Neither Meek nor CPO-STV counts can be done by hand except for extremely
small elections. Computer programs are available for Meek counts.
Tideman refers to programs for CPO-STV.
> I wouldn't much want to do a Newland-Britain STV
> computation by hand
> either, though.
There are NO problems in doing Newland-Brittain STV-PR counts and
calculations by hand. I do several every year. When I attended public
elections in Northern Ireland ALL the calculations were done with
nothing more than a simple calculator. Several computer programs and
spreadsheets are now available to assist with the side calculations.
> I think that with any ranked system, the election
> commission should make
> the raw vote publicly known in addition to the results of the final
> computation.
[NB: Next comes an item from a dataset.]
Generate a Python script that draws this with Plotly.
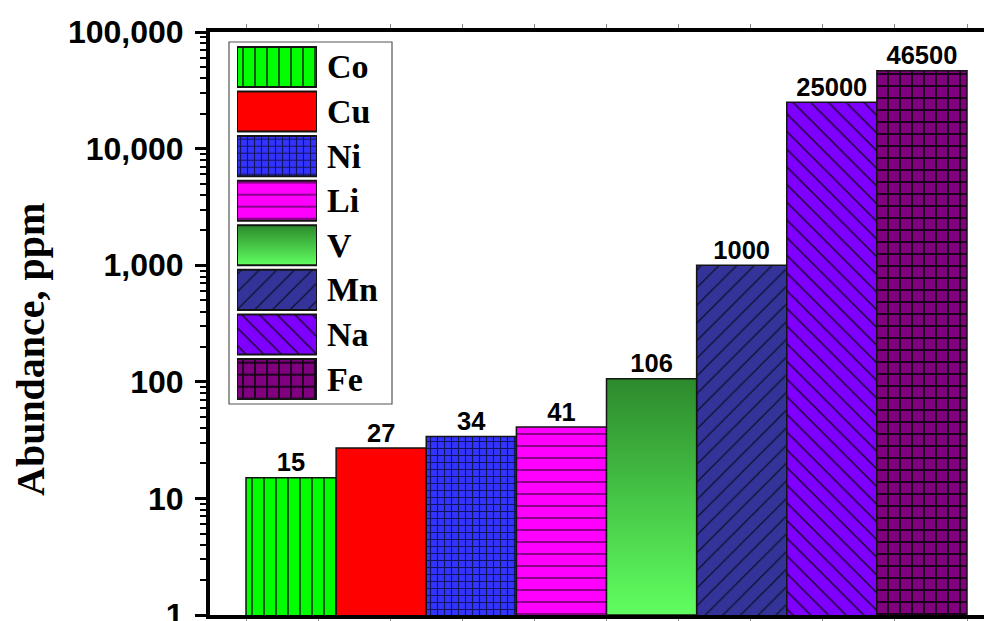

Whether it is IRV, Condorcet, or STV, it is
> really important
> for people to have access to this information so they can analyse and
> understand it in different ways, rather than just having the
> result fed to
> them and being otherwise in the dark.
This is not practical unless all the ballot information has been
captured electronically, either at the time of voting or in subsequent
scanning of ballot papers.
For the first time, electors in three constituencies in Ireland used
electronic vote recording for the 2002 Dail general election. The full
ballot papers have been published on the websites I gave in an earlier
NB If you run them through an STV-PR program you are not likely to get
the same results as the official result, even if you use an Irish Rules
'random pick' counting procedure because the 'papers' were deliberately
shuffled before they were put into the published files.